Sa réputation mise à mal, l’organisation a publié un communiqué le 14 juillet, dans lequel elle promet un certain nombre de mesures, dont la réouverture de l’enquête indépendante sur les allégations de 2018 et une révision complète de ses pratiques de gouvernance.
Hockey Canada a ensuite diffusé son «plan d’action», expliquant la marche à suivre afin de remplir ses promesses, en plus d’ajouter des détails sur la réception de plaintes à tous les niveaux de hockey, accompagnés de données qui restent à spécifier provenant de son rapport annuel.
«Nous n’avons pas fait suffisamment en liens avec les gestes posés par quelques membres de l’édition 2018 de l’équipe nationale junior et pour mettre fin au climat toxique dans le hockey», écrivait alors Hockey Canada.
Ironiquement, ce n’est que dans le communiqué publié mardi que la fédération nationale dit reconnaître «le besoin urgent d’un nouveau leadership et de nouvelles perspectives».
Smith a participé à une deuxième audience devant le comité permanent de Patrimoine Canada en juillet, où il a balayé du revers de la main les demandes de démission provenant de tous les partis confondus.
Ces demandes se sont accentuées la semaine dernière, quand l’organisation s’est de nouveau obstinée au cours d’une troisième audience à Ottawa et que Brind’Amour et Skinner ont tour à tour défendu le leadership de Smith.

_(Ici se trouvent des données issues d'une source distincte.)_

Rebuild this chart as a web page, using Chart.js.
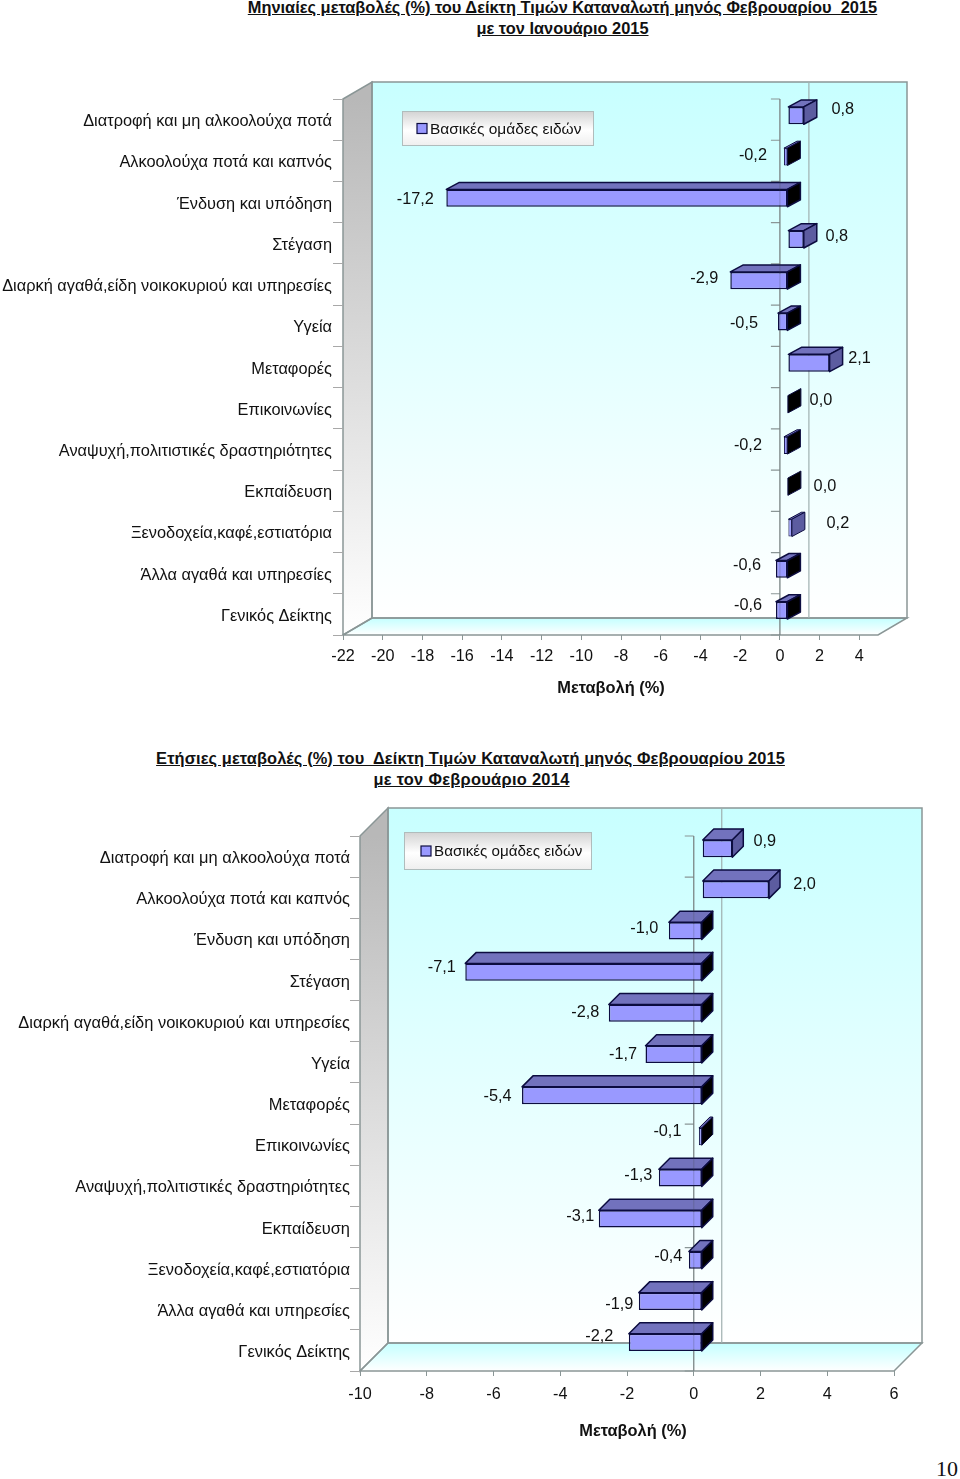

Brind’Amour a dit de Smith qu’il avait les qualités «pour faire quelque chose de positif pour l’organisation». Skinner a quant à elle affirmé qu’Hockey Canada ne devait pas devenir un bouc émissaire pour une culture toxique qui existe ailleurs dans la société.
Les réactions à ces commentaires n’ont pas tardé. Hockey Québec a retiré sa confiance à Hockey Canada et a décidé de retenir des fonds lui étant destinés. D’autres fédérations provinciales ont ensuite pris des décisions similaires.
Avec ses fonds gouvernementaux déjà gelés et plusieurs partenaires corporatifs retirant tour à tour leurs billes, dont Tim Hortons, Canadian Tire et Nike, c’était une question de temps avant que des changements ne surviennent.